Au Centre d’expertise fromagère du Québec, qui offre des services d’accompagnement, la conseillère Louise Lefebvre estime qu’un à deux projets semblables à celui de la Ferme Caribou émergent par année. Ce qui a été moins commun dernièrement, selon elle, c’est la volonté dès le départ de se spécialiser en fromages affinés. « Plusieurs vont partir avec du fromage frais, en grains. On a vu un peu moins de fromages fins ces dernières années, ou ce qu’on va voir, c’est l’ajout de fromages fins plus tard », remarque-t-elle, affirmant que ce créneau plus complexe requiert beaucoup de connaissances techniques. 

Forte d’une formation de trois ans en transformation à l’Institut de technologie agroalimentaire du Québec, à Saint-Hyacinthe, et de connaissances acquises en France, où elle a fait un stage à la ferme et suivi un cours en fabrication de fromages à pâte molle, Viviane Mathieu est confiante que son projet fonctionnera. C’est elle qui veillera au volet technique de la production fromagère, tandis que son conjoint, qui a étudié en gestion d’entreprise agricole, sera responsable du marketing et de la mise en marché.

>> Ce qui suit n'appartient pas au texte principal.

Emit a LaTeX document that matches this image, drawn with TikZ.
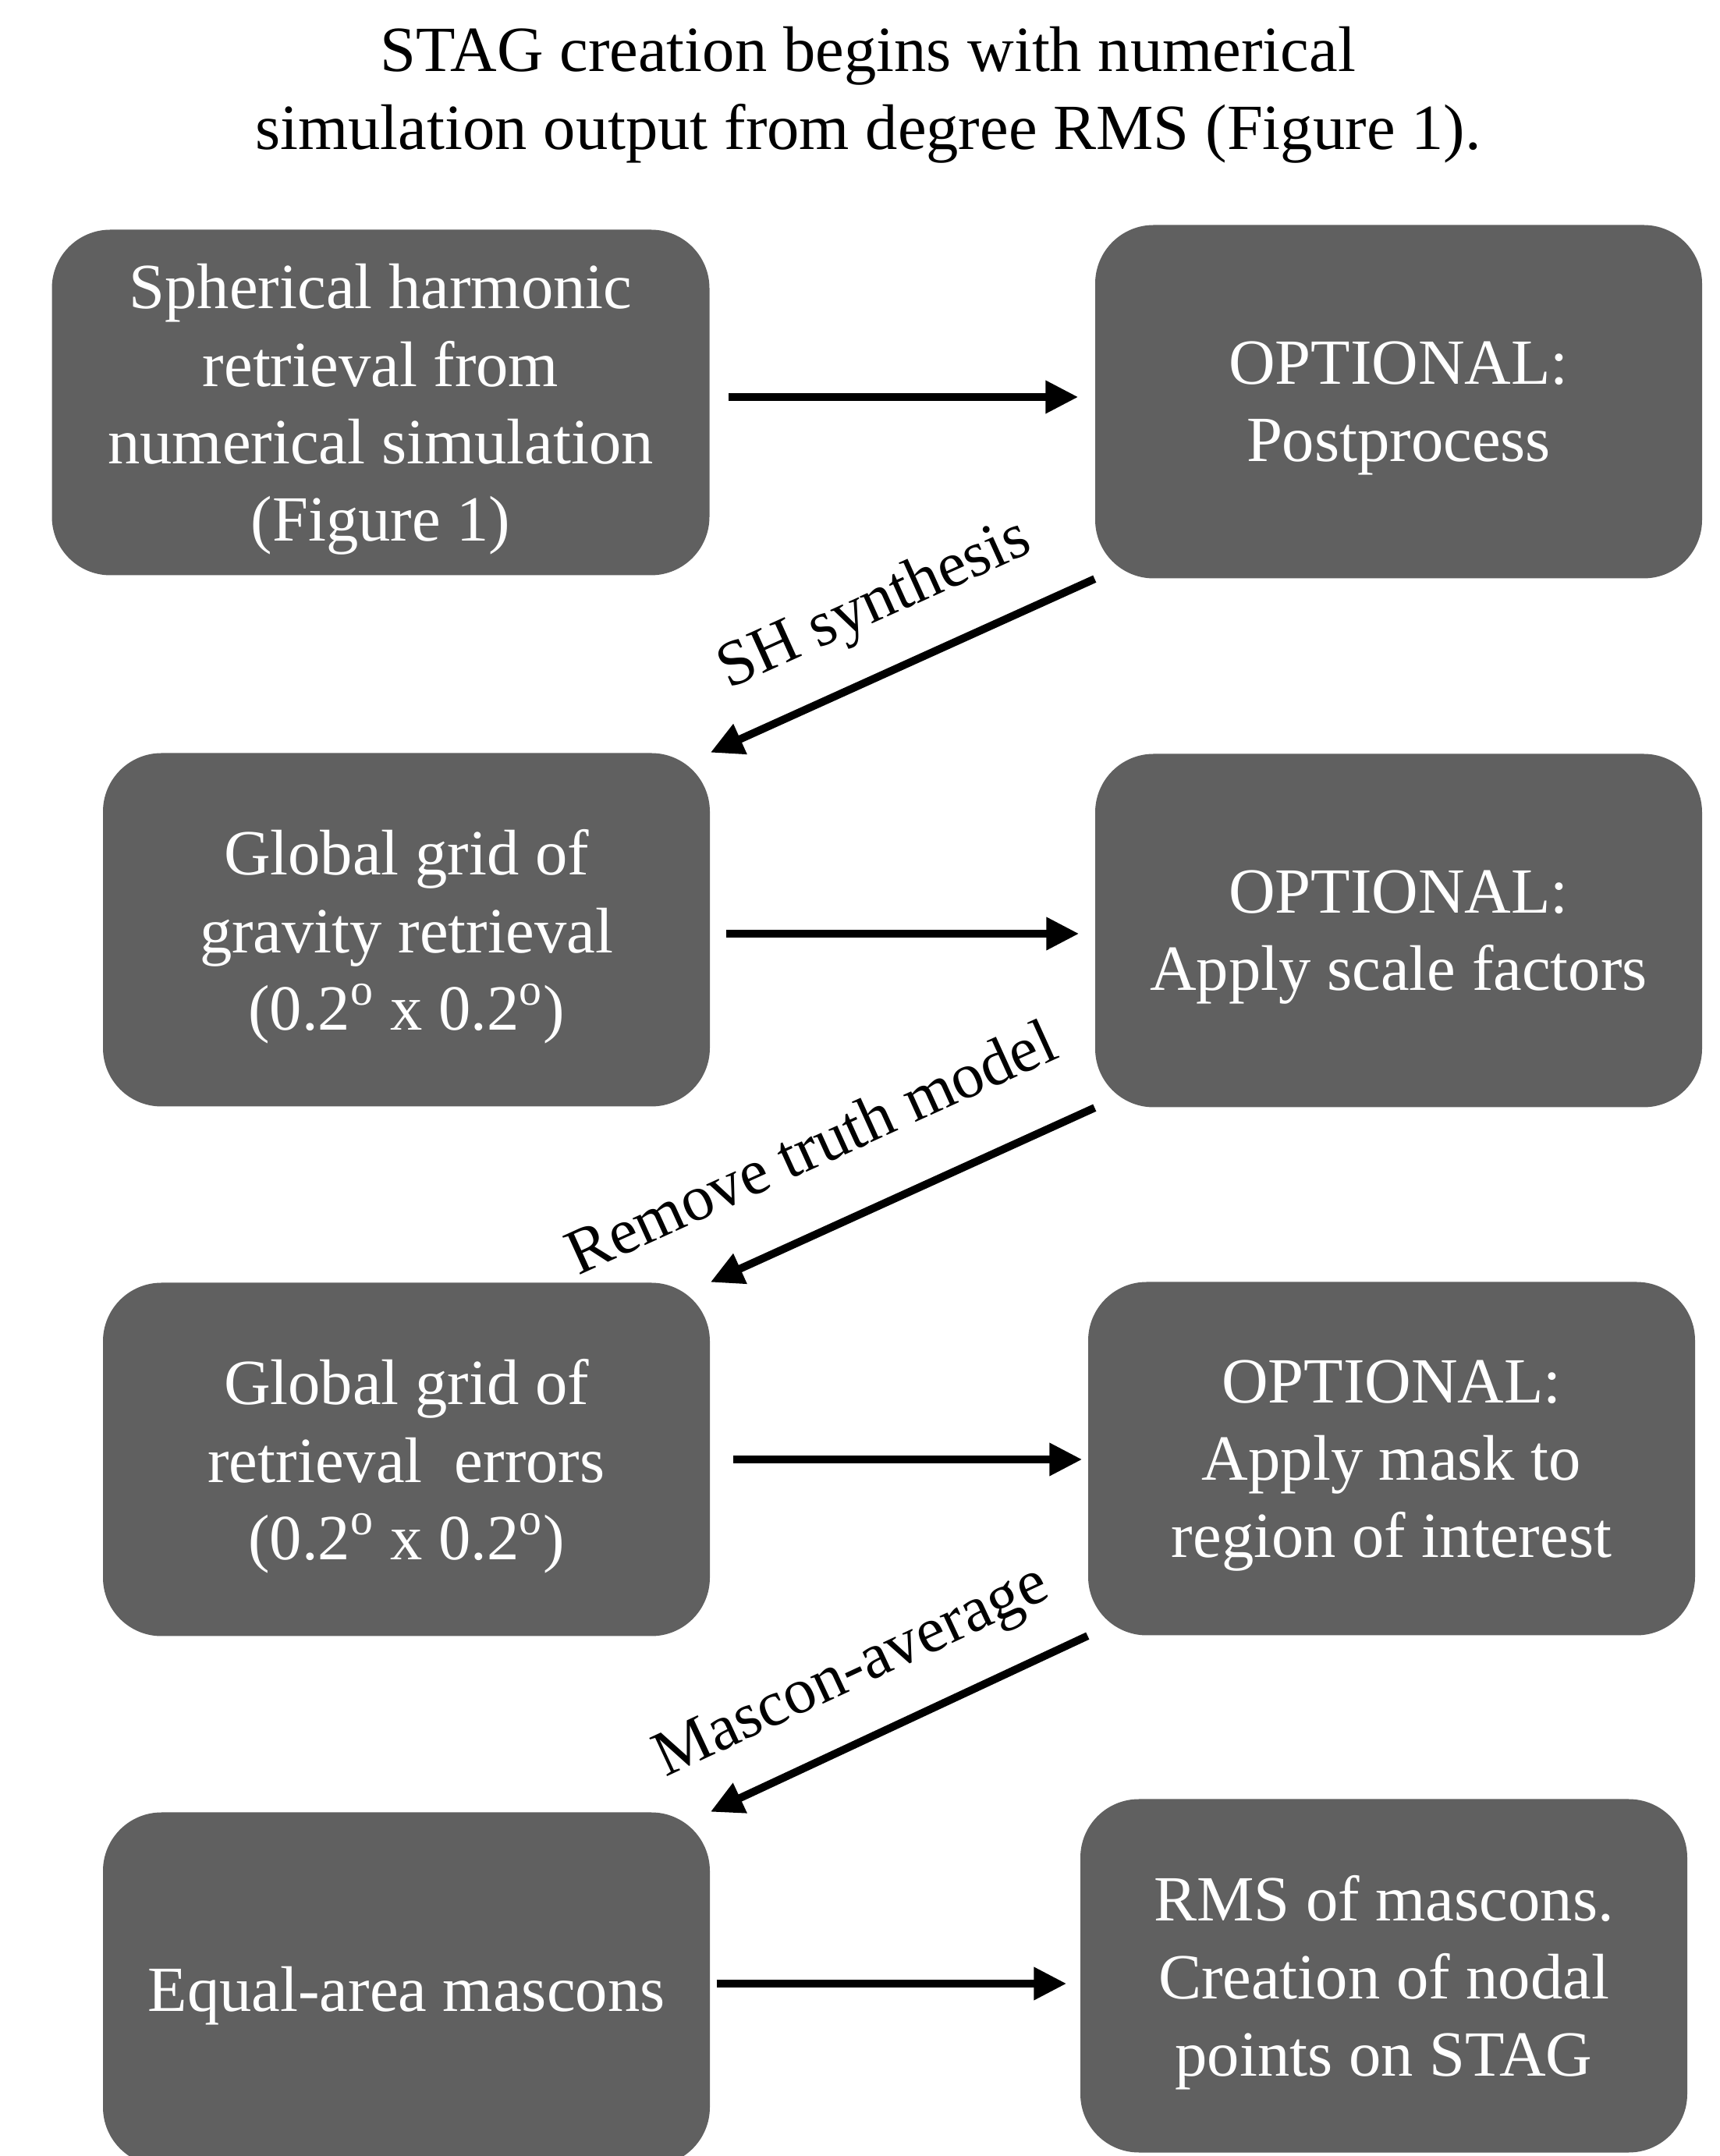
\documentclass[tikz,border=0pt]{standalone}
\usepackage{fontspec}
\setmainfont{Liberation Serif}
\definecolor{boxgray}{RGB}{96,96,96}
\usetikzlibrary{arrows.meta,positioning}

\begin{document}
\begin{tikzpicture}[
  stage/.style={fill=boxgray,rounded corners=0.75cm,minimum width=7.78cm,minimum height=4.53cm,
    inner sep=0pt,align=center,text=white,font=\fontsize{23.5}{28.2}\selectfont,text depth=-1.4pt},
  arr/.style={-{Triangle[length=0.42cm,width=0.4cm]},line width=0.1cm},
  lbl/.style={font=\fontsize{23.5}{28.2}\selectfont,sloped,above=3mm}
]
  \useasboundingbox (0,0) rectangle (22.05,27.64);
  % Title
  \node[font=\fontsize{23.5}{28.5}\selectfont,align=center] (title) at (11.13,26.42)
    {STAG creation begins with numerical\\simulation output from degree RMS (Figure 1).};
  % Left column
  \node[stage,minimum width=8.43cm,minimum height=4.43cm] (sh) at (4.88,22.48)
    {Spherical harmonic\\retrieval from\\numerical simulation\\(Figure 1)};
  \node[stage] (grav) at (5.21,15.72) {Global grid of\\gravity retrieval\\(0.2\textsuperscript{o} x 0.2\textsuperscript{o})};
  \node[stage] (err) at (5.21,8.93) {Global grid of\\retrieval~ errors\\(0.2\textsuperscript{o} x 0.2\textsuperscript{o})};
  \node[stage] (masc) at (5.21,2.14) {Equal-area mascons};
  % Right column
  \node[stage] (post) at (17.93,22.49) {OPTIONAL:\\Postprocess};
  \node[stage] (scale) at (17.93,15.71) {OPTIONAL:\\Apply scale factors};
  \node[stage] (mask) at (17.84,8.94) {OPTIONAL:\\Apply mask to\\region of interest};
  \node[stage] (rms) at (17.74,2.31) {RMS of mascons.\\Creation of nodal\\points on STAG};
  % Arrows
  \draw[arr,shorten <=0.24cm,shorten >=0.21cm] ([yshift=0.07cm]sh.east) -- ([yshift=0.07cm]sh.east -| post.west);
  \draw[arr,shorten <=0.2cm,shorten >=0.2cm] ([yshift=-0.05cm]grav.east) -- ([yshift=-0.05cm]grav.east -| scale.west);
  \draw[arr,shorten <=0.29cm,shorten >=0.07cm] (err.east) -- (err.east -| mask.west);
  \draw[arr,shorten <=0.08cm,shorten >=0.17cm] ([yshift=0.07cm]masc.east) -- ([yshift=0.07cm]masc.east -| rms.west);
  \draw[arr] (post.south west) -- (grav.north east) node[lbl,midway] {SH synthesis};
  \draw[arr] (scale.south west) -- (err.north east) node[lbl,pos=0.65,above=6mm] {Remove truth model};
  \draw[arr] (mask.south west) -- (masc.north east) node[lbl,pos=0.55] {Mascon-average};
\end{tikzpicture}
\end{document}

Le fromage affiné ressort vraiment comme une passion pour moi, parce que tu travailles avec du vivant. Tu le fais affiner en cave. C’est là que toute ton expérience, toutes tes études, tu peux les mettre en œuvre.

Viviane Mathieu

« Tu fais une erreur, et c’est fini. Deux minutes de brassage de plus et ton fromage n’est plus pareil. Je sais que c’est un défi à chaque fromage; c’est pour ça que je vais chercher le plus de formation possible. Je m’inscris à des webinaires en France aussi. » 

L’agricultrice entend aussi fabriquer du fromage en grains et du lait de consommation.


Des fromages adaptés à la ration des vaches

Viviane Mathieu explique que les types de fromages fins qu’elle prévoit produire ont été choisis en fonction de la ration donnée aux vaches de sa ferme, qui contient de l’ensilage de maïs. « J’en ai choisi qui ne sont pas à risque de développer de mauvaises bactéries dues à la fermentation de l’ensilage de maïs. Il y a des fromages pour ­lesquels il faudrait changer l’alimentation pour du foin sec et je ne veux pas changer toute la régie à la ferme », explique la productrice. Son objectif, pour commencer, est de ­proposer trois fromages de types Reblochon, Camembert et Tomme.

Freiné dans son élan par la pénurie de main-d’œuvre

Depuis qu’il a démarré sa fromagerie fermière en 2019, qui met de l’avant des fromages fins, Patrick Souci a traversé plusieurs années d’embûches avec la pandémie et l’inflation, mais affirme que les affaires vont bon train aujourd’hui. Si bien que le copropriétaire de la Ferme Phylum, à Saint-Nicolas, près de Québec, pourrait transformer toute sa production laitière, n’eût été la difficulté à recruter de la main-d’œuvre qualifiée. « Pour les fromages affinés, c’est encore pire. Ça prend des employés qui ont de la formation, de la dextérité, des compétences », énumère celui qui transforme actuellement 160 000 litres de lait par année, soit huit fois plus qu’en 2019. Il estime qu’il serait capable d’en transformer 400 000 litres, soit la totalité de sa production, mais manque de bras. Les ventes et la rentabilité, en revanche, sont au ­rendez-vous, dit-il, et ses fromages gagnent en notoriété. Deux d’entre eux, le O’Kéfir et le Shalena, sont ­d’ailleurs finalistes aux prix Caseus 2024.